#### [YOUR OBJECTIVE]
From the line with "What seaborn and" to the line with "import seaborn as sns", both included, repeat each line exactly and leave out the pictures.

#### [ITEMS]
>> Start

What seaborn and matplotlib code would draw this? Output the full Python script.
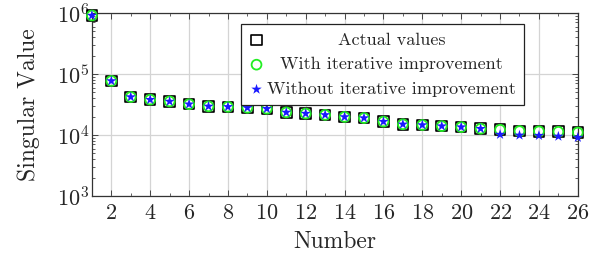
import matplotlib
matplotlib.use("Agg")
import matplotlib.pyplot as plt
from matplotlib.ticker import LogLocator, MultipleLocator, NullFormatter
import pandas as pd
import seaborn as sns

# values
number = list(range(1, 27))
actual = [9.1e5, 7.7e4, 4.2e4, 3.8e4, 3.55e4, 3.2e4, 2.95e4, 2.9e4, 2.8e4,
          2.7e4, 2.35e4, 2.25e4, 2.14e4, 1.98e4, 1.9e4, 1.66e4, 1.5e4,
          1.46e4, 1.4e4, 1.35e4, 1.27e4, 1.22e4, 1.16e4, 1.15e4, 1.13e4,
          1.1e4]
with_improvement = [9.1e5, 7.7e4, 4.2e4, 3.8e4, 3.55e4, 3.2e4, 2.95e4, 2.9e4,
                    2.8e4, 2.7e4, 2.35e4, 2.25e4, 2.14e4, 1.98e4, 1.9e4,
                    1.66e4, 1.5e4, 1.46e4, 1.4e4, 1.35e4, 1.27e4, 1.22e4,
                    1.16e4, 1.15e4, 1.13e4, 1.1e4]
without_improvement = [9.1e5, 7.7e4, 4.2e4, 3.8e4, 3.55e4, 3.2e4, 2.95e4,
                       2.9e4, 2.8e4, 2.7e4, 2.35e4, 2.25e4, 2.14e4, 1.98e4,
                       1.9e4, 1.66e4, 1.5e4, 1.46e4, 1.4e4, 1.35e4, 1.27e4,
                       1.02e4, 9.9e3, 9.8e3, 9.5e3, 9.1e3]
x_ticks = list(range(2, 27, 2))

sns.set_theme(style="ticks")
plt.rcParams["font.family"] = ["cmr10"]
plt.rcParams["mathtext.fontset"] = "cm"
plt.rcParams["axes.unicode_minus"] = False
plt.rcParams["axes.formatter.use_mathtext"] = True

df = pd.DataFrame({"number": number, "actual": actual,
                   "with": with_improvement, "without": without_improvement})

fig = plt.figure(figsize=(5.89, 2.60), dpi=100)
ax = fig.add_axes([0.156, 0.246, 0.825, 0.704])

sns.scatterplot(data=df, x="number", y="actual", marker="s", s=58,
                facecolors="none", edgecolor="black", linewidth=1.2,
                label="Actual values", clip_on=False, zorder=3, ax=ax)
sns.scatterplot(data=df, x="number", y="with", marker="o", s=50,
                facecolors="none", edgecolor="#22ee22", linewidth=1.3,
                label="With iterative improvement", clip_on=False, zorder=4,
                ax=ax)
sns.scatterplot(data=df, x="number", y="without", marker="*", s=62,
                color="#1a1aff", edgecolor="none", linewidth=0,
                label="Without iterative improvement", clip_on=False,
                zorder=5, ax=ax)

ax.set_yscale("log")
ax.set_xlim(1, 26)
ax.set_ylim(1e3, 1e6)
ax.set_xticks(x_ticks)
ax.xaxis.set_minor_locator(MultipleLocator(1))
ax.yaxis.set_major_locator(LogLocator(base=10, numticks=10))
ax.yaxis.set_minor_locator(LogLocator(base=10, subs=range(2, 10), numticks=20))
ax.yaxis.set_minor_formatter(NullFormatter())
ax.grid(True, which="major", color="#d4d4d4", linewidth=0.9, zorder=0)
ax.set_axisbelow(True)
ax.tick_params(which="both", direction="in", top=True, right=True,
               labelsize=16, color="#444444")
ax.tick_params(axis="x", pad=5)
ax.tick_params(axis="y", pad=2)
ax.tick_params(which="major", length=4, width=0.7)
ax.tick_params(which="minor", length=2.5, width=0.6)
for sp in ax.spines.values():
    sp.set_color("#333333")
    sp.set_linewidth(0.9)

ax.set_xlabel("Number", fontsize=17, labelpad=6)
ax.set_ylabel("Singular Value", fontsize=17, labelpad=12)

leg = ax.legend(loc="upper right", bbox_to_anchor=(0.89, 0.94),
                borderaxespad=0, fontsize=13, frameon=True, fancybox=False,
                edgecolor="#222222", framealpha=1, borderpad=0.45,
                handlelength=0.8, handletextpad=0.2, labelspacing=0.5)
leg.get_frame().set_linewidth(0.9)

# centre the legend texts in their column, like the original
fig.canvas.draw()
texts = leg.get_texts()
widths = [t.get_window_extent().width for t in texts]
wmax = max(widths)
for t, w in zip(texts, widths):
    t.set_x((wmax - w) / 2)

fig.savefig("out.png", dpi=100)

>> End
>> Start

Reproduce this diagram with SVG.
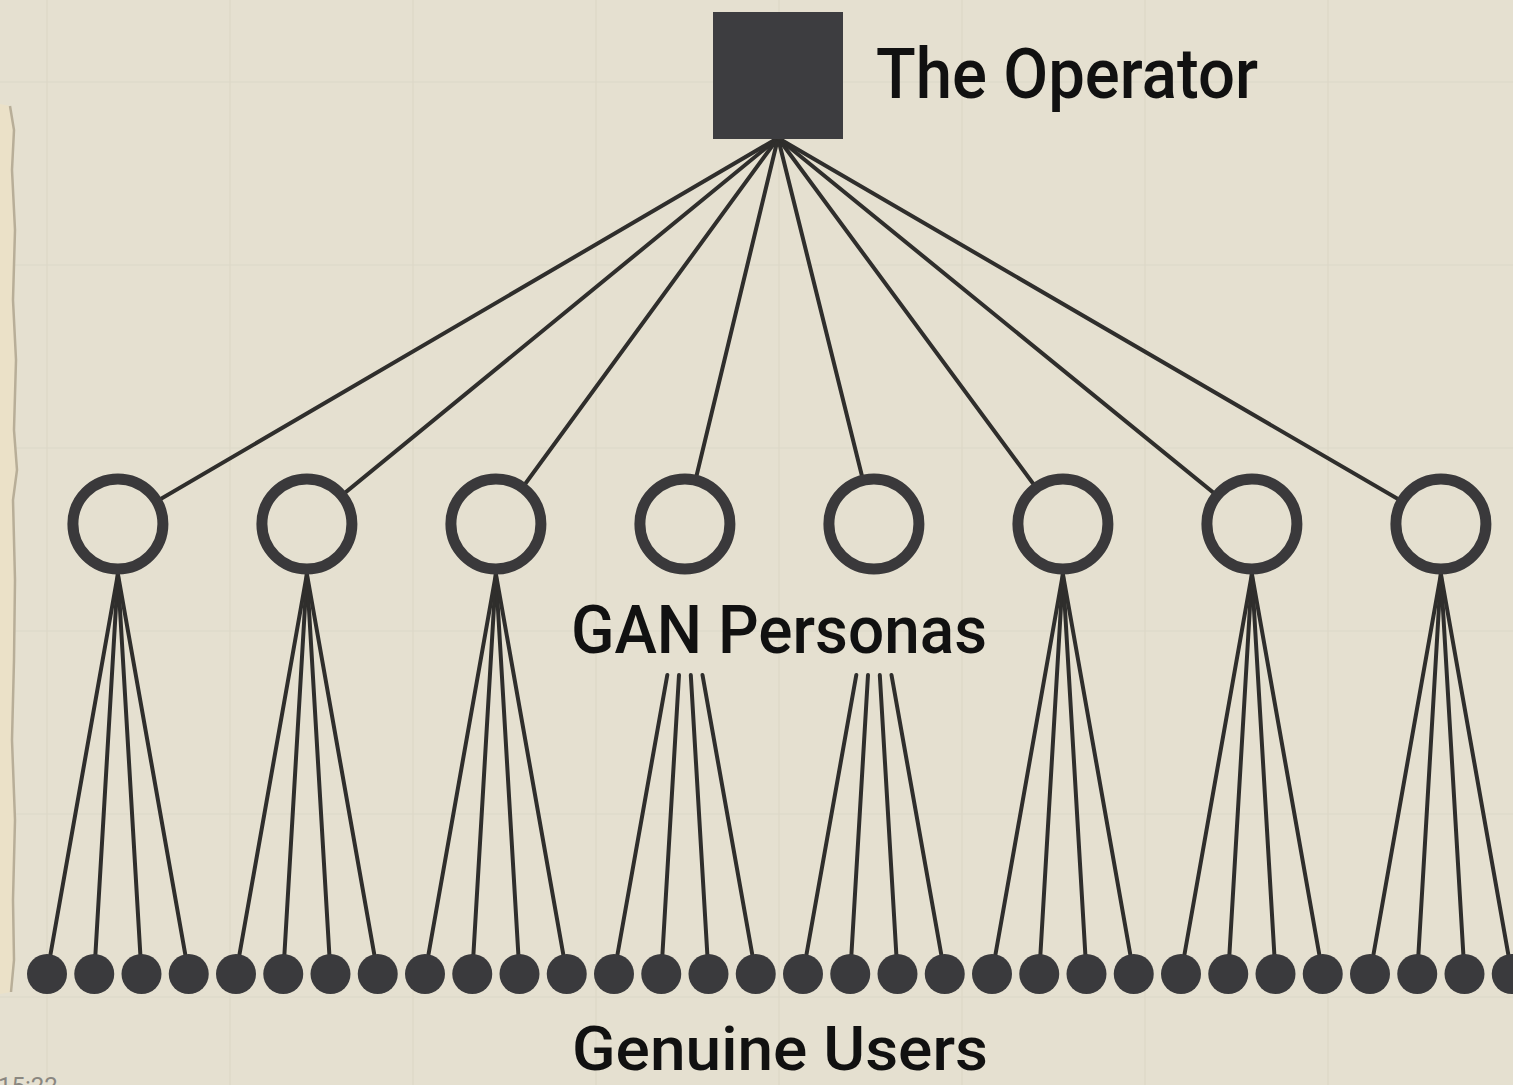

>> End

#### [COMPLETE RESPONSE]
What seaborn and matplotlib code would draw this? Output the full Python script.
import matplotlib
matplotlib.use("Agg")
import matplotlib.pyplot as plt
from matplotlib.ticker import LogLocator, MultipleLocator, NullFormatter
import pandas as pd
import seaborn as sns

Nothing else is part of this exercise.